From the entries below, copy out every line with "this" in it.

____ Task input

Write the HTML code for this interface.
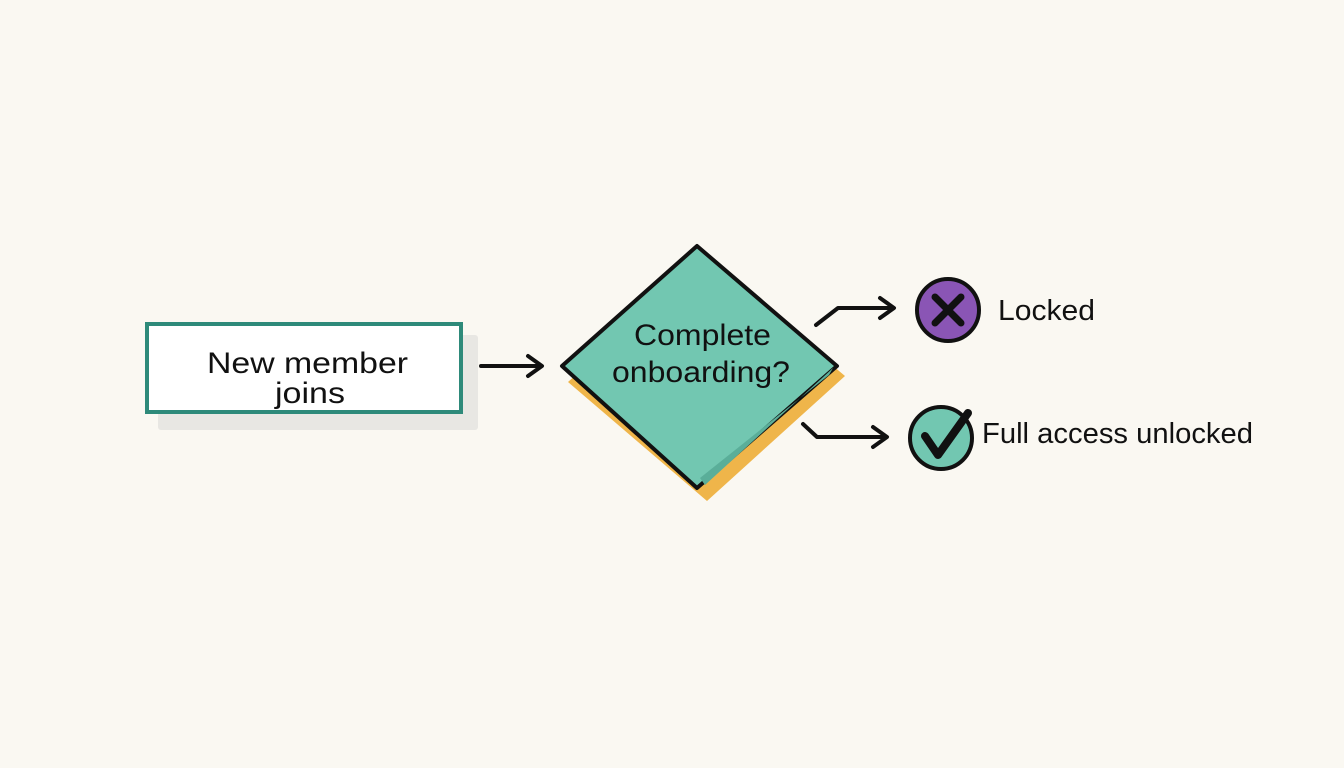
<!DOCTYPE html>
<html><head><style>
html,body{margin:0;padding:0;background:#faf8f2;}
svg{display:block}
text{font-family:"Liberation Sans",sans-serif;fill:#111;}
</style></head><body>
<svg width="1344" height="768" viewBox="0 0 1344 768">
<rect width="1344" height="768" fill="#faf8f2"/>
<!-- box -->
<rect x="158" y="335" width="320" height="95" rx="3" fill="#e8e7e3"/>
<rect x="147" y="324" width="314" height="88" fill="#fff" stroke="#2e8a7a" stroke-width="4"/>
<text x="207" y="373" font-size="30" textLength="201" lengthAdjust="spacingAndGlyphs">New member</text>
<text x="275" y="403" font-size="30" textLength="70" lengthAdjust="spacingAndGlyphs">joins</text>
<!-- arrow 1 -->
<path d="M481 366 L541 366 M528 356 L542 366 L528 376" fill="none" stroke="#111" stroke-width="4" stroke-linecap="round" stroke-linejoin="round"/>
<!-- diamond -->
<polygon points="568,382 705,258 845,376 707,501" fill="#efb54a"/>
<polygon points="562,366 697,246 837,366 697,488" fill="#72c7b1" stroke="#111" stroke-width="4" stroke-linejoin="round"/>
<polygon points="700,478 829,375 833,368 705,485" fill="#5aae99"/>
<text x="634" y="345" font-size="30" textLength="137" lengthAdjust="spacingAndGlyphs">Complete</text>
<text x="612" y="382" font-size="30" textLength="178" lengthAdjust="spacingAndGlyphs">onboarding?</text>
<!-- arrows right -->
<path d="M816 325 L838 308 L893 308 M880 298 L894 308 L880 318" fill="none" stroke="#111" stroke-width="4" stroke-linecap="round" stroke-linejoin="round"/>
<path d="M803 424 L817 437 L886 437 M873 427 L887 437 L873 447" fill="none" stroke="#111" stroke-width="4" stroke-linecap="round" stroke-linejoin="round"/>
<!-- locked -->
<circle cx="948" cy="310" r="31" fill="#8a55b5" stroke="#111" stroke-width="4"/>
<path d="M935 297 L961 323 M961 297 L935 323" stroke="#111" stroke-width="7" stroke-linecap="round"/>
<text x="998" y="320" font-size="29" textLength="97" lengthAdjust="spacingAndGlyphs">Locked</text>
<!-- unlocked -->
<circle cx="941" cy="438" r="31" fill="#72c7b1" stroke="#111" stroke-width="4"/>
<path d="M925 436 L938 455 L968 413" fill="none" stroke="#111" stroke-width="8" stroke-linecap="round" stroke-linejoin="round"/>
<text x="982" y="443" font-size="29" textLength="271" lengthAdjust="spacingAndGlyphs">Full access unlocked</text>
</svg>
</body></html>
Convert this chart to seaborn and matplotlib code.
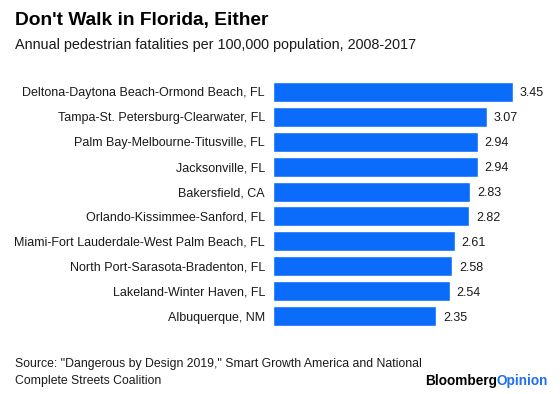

________

** Exercise output **
Write the HTML code for this interface.
Convert this chart to seaborn and matplotlib code.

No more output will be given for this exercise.